= DIRECTION =
Your task is to copy the listing exactly. Drop any pictures from the copy.

= DATA SECTION =
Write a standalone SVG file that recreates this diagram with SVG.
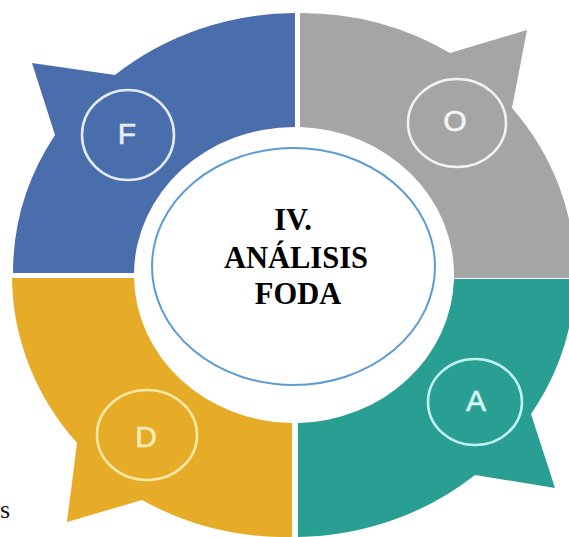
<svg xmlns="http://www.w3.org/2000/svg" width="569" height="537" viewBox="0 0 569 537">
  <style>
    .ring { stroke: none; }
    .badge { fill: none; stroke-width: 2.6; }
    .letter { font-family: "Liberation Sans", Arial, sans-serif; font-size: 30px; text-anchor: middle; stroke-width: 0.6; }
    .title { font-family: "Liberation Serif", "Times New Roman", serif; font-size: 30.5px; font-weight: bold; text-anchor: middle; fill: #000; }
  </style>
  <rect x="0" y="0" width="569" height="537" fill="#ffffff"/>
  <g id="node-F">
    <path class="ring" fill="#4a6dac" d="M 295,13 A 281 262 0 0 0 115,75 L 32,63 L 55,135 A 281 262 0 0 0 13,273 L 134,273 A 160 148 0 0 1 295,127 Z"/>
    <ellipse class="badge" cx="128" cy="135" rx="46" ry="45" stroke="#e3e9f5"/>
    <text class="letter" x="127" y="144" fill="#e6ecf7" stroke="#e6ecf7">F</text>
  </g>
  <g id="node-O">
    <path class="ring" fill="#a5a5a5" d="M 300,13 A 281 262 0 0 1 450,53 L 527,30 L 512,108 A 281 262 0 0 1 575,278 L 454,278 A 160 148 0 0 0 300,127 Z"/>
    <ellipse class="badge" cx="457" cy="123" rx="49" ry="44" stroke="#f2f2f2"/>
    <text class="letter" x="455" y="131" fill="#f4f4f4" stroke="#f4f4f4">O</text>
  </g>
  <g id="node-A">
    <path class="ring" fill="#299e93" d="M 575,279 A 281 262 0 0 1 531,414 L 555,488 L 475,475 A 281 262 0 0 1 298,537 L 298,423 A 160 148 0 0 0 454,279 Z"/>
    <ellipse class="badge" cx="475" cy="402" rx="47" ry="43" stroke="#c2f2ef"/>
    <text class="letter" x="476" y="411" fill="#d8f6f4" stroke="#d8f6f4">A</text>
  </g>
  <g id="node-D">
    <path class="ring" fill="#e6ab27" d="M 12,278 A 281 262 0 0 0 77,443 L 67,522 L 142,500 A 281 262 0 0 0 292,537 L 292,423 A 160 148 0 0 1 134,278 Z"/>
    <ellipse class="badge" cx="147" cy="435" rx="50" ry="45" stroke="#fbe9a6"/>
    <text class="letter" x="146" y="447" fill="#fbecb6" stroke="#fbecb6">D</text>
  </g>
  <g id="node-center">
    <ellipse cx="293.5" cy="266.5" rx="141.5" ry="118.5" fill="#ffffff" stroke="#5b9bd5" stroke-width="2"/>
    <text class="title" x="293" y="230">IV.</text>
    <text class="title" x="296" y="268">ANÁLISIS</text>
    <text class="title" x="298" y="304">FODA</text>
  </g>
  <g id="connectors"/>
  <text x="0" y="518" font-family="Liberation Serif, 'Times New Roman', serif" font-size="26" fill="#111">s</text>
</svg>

= WRITTEN ANSWER =
Write a standalone SVG file that recreates this diagram with SVG.
<svg xmlns="http://www.w3.org/2000/svg" width="569" height="537" viewBox="0 0 569 537">
  <style>
    .ring { stroke: none; }
    .badge { fill: none; stroke-width: 2.6; }
    .letter { font-family: "Liberation Sans", Arial, sans-serif; font-size: 30px; text-anchor: middle; stroke-width: 0.6; }
    .title { font-family: "Liberation Serif", "Times New Roman", serif; font-size: 30.5px; font-weight: bold; text-anchor: middle; fill: #000; }
  </style>
  <rect x="0" y="0" width="569" height="537" fill="#ffffff"/>
  <g id="node-F">
    <path class="ring" fill="#4a6dac" d="M 295,13 A 281 262 0 0 0 115,75 L 32,63 L 55,135 A 281 262 0 0 0 13,273 L 134,273 A 160 148 0 0 1 295,127 Z"/>
    <ellipse class="badge" cx="128" cy="135" rx="46" ry="45" stroke="#e3e9f5"/>
    <text class="letter" x="127" y="144" fill="#e6ecf7" stroke="#e6ecf7">F</text>
  </g>
  <g id="node-O">
    <path class="ring" fill="#a5a5a5" d="M 300,13 A 281 262 0 0 1 450,53 L 527,30 L 512,108 A 281 262 0 0 1 575,278 L 454,278 A 160 148 0 0 0 300,127 Z"/>
    <ellipse class="badge" cx="457" cy="123" rx="49" ry="44" stroke="#f2f2f2"/>
    <text class="letter" x="455" y="131" fill="#f4f4f4" stroke="#f4f4f4">O</text>
  </g>
  <g id="node-A">
    <path class="ring" fill="#299e93" d="M 575,279 A 281 262 0 0 1 531,414 L 555,488 L 475,475 A 281 262 0 0 1 298,537 L 298,423 A 160 148 0 0 0 454,279 Z"/>
    <ellipse class="badge" cx="475" cy="402" rx="47" ry="43" stroke="#c2f2ef"/>
    <text class="letter" x="476" y="411" fill="#d8f6f4" stroke="#d8f6f4">A</text>
  </g>
  <g id="node-D">
    <path class="ring" fill="#e6ab27" d="M 12,278 A 281 262 0 0 0 77,443 L 67,522 L 142,500 A 281 262 0 0 0 292,537 L 292,423 A 160 148 0 0 1 134,278 Z"/>
    <ellipse class="badge" cx="147" cy="435" rx="50" ry="45" stroke="#fbe9a6"/>
    <text class="letter" x="146" y="447" fill="#fbecb6" stroke="#fbecb6">D</text>
  </g>
  <g id="node-center">
    <ellipse cx="293.5" cy="266.5" rx="141.5" ry="118.5" fill="#ffffff" stroke="#5b9bd5" stroke-width="2"/>
    <text class="title" x="293" y="230">IV.</text>
    <text class="title" x="296" y="268">ANÁLISIS</text>
    <text class="title" x="298" y="304">FODA</text>
  </g>
  <g id="connectors"/>
  <text x="0" y="518" font-family="Liberation Serif, 'Times New Roman', serif" font-size="26" fill="#111">s</text>
</svg>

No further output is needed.